* Short task:
Exactly the lines from the line containing "Generate a Python" through the line containing "from matplotlib.patches import" are to be echoed, with both included and pictures left out.

* Material for this exercise:
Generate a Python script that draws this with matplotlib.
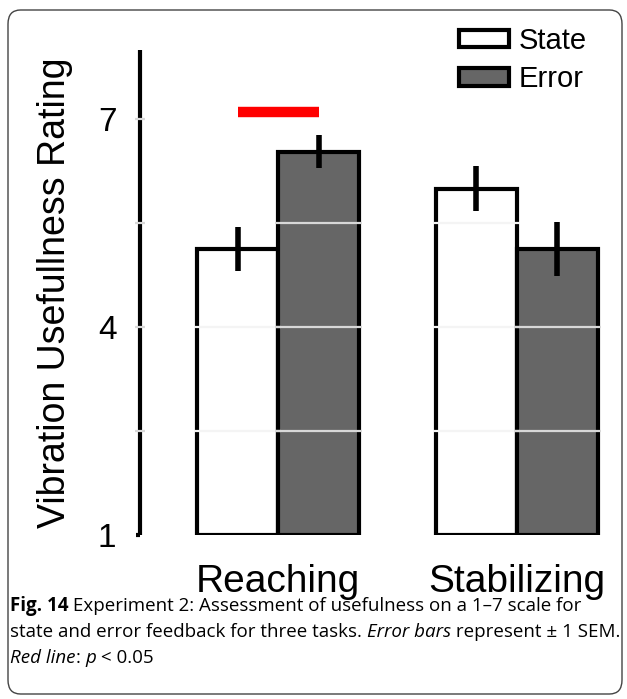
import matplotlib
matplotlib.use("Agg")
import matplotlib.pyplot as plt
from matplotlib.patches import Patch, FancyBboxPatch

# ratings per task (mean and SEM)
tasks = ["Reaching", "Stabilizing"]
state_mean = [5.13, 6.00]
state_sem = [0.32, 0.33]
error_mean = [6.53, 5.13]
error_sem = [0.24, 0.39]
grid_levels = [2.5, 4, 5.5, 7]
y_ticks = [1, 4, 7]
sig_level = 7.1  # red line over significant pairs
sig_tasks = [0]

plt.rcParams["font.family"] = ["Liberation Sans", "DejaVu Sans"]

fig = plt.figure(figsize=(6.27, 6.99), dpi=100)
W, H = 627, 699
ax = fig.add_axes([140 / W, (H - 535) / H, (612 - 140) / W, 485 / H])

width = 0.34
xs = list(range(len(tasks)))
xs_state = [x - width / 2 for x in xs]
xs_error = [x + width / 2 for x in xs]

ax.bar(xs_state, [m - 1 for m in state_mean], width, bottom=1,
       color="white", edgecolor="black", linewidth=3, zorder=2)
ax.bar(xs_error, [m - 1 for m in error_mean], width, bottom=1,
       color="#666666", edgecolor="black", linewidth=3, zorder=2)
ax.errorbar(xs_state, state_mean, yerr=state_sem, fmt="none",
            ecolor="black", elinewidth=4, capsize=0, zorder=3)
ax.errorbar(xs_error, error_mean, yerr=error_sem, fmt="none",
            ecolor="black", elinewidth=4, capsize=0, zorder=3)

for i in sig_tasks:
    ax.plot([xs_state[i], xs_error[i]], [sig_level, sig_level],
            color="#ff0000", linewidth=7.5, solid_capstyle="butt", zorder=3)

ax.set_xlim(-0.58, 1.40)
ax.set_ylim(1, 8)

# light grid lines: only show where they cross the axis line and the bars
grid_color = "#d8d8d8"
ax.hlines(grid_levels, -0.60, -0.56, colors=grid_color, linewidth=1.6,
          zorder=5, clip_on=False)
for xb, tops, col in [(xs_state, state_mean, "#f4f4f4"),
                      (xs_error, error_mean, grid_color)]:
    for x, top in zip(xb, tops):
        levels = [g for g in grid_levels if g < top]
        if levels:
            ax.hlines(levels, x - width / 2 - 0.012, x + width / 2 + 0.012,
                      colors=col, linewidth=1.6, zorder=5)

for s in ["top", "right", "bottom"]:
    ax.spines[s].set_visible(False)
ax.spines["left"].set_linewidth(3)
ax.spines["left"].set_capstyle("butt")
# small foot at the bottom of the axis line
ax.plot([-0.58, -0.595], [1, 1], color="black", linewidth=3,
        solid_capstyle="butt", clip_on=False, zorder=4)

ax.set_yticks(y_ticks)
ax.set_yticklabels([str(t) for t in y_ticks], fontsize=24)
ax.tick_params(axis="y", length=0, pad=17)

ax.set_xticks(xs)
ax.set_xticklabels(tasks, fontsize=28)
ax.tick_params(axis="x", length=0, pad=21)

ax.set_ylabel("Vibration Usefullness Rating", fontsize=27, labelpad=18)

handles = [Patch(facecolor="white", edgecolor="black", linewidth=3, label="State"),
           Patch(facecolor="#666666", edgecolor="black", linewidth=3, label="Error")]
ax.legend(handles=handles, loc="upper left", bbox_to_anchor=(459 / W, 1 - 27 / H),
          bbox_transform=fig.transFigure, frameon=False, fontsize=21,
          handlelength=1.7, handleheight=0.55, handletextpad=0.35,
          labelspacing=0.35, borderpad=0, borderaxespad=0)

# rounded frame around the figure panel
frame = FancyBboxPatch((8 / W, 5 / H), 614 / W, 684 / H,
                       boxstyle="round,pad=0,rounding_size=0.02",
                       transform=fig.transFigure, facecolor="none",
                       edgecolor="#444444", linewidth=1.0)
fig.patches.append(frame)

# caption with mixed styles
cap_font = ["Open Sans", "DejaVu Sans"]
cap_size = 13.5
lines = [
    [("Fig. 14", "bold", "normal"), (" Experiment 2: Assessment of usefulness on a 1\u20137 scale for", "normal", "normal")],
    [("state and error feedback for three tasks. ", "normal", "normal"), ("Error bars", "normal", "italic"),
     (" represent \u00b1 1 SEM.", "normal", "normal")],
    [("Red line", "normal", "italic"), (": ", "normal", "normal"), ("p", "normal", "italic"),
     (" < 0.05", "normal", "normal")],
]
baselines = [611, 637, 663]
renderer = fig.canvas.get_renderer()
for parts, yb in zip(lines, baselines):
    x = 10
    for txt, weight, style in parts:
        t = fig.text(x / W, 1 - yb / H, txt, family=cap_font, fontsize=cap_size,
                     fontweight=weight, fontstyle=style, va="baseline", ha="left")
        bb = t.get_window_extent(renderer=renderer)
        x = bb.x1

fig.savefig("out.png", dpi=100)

...

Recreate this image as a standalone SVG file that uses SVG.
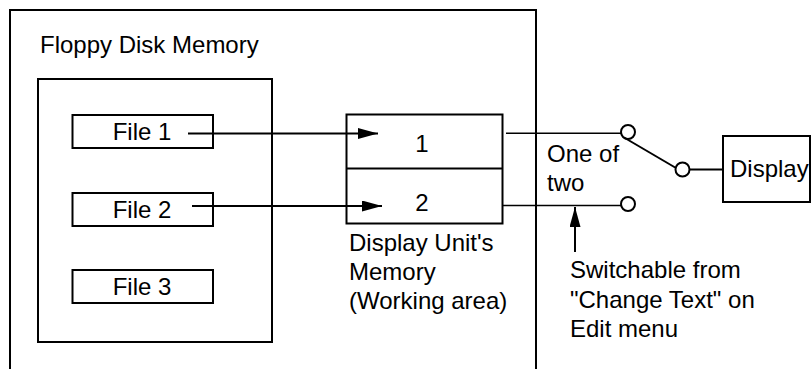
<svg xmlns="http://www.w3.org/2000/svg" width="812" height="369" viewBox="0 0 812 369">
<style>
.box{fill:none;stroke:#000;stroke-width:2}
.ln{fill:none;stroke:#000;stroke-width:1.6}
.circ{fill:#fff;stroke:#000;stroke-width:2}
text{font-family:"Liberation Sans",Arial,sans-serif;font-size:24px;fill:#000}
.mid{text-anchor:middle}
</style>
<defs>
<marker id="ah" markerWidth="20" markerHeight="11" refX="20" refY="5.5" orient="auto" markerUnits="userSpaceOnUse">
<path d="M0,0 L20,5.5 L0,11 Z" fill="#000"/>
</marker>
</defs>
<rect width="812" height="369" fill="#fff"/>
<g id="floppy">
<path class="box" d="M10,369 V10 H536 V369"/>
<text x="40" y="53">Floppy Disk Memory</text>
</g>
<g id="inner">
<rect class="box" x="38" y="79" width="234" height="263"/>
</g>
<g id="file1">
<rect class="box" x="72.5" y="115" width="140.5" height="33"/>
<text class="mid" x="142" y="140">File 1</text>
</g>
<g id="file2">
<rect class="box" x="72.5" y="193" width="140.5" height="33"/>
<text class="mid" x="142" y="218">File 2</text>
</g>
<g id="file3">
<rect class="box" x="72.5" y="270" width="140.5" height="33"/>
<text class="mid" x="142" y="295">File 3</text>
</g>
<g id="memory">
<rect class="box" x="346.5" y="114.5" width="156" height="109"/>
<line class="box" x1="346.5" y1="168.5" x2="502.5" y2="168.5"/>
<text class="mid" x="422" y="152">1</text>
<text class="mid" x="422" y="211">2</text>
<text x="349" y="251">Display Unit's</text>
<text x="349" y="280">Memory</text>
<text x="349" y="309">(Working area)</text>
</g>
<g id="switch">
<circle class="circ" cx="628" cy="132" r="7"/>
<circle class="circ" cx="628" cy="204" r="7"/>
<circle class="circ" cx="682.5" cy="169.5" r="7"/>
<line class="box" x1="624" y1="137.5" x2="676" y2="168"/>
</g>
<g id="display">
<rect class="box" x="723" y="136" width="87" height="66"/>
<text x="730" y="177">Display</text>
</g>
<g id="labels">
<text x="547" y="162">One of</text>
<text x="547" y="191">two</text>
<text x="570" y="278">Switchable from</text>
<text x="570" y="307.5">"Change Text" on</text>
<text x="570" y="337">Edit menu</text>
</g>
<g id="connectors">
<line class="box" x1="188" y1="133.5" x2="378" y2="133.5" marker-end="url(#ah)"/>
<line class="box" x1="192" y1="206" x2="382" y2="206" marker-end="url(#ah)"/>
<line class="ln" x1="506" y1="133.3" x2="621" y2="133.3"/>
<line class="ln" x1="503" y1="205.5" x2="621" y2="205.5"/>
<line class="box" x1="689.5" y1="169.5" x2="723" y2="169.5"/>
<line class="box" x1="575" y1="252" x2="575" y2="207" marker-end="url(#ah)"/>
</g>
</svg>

* Full output:
Generate a Python script that draws this with matplotlib.
import matplotlib
matplotlib.use("Agg")
import matplotlib.pyplot as plt
from matplotlib.patches import Patch, FancyBboxPatch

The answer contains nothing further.